I am not opposed to the idea of meeting your life partner online. There are countless examples of people who have managed to find their other half via Internet classifieds. I personally have never looked at the cyberspace as a viable substitute for reality but let's face it: we all live programmed lives where time is an issue. So, why not!
I have a slightly different opinion on the mail-in bride craze which has transformed a few visionaries into prosperous businessmen. I believe that finding your match halfway around the globe by browsing glossy catalogs and reading misleading profiles is only a few steps away from legalized human trafficking. Sure, you could argue that there are notable exceptions where wealthy bachelors have found their wives but as far as I am concerned such "borderless love" is more likely to bring disappointment and pain than happiness and joy.

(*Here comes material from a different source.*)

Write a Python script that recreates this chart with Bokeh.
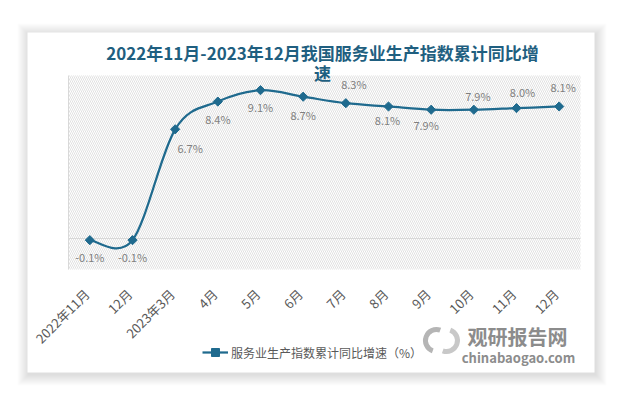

In Natasha Guruleva's Russian Bride (2007) a lonely Russian girl (Elena Roth) is chosen by a mid-age programmer (Richard Virga) from New York looking to start a family. He exchanges profiles with the girl and flies her over to America for a trial. At first enthusiastic the wannabe housewife quickly grows lonely. After the inevitable realization that love can not be bought she is sent back home.
Instead of discussing the merits of this film, which by all means gets its message across very effectively, I am going to tell you what bothers me with the marriage-business. This should explain why I believe it is worth sparing ninety minutes of your time to see this film.
First, I find it very strange that there are people who actually hope to find a partner on the other side of the world, assuming of course that this is what they are after, by "importing" a human being the same way they would order an exotic collector's item. It is sad, wrong, and above all very telling about the kind of person you are if a glossy catalog is where you end up looking for a spouse. Perhaps I am old fashioned, not up to speed with what is hip and cool, and with outdated understandings about romance, but in my mind this marriage-business isn't too far off another "business" where you are offered an hourly companionship in exchange for a few hundred dollars.
Second, I struggle to accept the fact that there are so many desperate Russian women who are willing to "start a family" with a man they have never spoken to. Isn't it humiliating to be offered a "trial period"?
I am unsure what technology would bring us next. With much of the dating game now out the window, plenty of online agencies promising us the love we always deserved, and enough poor girls willing to "make it work" I guess we are approaching the Golden Age of Marital Happiness...not!
How Does the DVD Look?
Presented in an aspect ratio of 1.78:1 but not enhanced for widescreen TVs the film looks relatively stable. This is a low-budget independent production which appears to have been shot with a DV camera and obviously the overall quality varies. Contrast is mostly fine as during the daylight scenes the image quality appears sharper and better defined while indoor scenes where natural lighting isn't present offer notable grain. I noticed some digital noise but the overall look of the film is acceptable.
How Does the DVD Sound?
An English DD track is what we have here and once again the low-budget feel is quite noticeable. The dialog is easy to follow and I did not detect any disturbing hissing or audio dropouts. English subtitles are not available.
Aside from a few trailers and a gallery of stills there is a "Making Of" Featurette which offers some insightful comments by the director of the film who is also of Russian origin. The piece addresses some of the misconceptions about Russians, how the project came to be, as well as some technical information.
Russian Bride is a film that must be seen. It is honest, unsweetened, and very telling about a practice I hope has become old-fashioned. I can not recall the last time a film spurred such antagonistic emotions in me.